* **Material provided**:
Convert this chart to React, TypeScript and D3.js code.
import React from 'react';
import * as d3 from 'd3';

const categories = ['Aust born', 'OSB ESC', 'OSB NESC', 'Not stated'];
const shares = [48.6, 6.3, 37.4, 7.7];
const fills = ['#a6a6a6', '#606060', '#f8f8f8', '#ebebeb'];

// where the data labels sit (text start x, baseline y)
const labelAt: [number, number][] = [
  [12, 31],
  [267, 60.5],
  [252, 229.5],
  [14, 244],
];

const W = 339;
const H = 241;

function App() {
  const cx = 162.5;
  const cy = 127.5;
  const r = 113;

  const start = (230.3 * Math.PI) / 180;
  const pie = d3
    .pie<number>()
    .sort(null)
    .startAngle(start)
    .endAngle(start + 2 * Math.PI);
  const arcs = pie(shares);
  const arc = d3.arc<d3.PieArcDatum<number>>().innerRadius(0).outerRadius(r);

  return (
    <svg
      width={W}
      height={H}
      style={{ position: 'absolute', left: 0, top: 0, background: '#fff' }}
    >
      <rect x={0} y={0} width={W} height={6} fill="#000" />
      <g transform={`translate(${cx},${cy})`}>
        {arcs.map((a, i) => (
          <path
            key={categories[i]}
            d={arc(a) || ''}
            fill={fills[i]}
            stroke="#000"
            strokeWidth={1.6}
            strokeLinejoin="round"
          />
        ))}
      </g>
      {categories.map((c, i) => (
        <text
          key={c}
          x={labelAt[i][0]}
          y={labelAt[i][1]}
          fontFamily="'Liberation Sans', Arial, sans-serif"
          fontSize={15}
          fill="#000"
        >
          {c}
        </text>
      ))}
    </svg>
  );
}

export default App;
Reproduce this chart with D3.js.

* **Problem**:
Report how many lines of the entries hold the string "chart". Provide the number alone.

* **Task result**:
2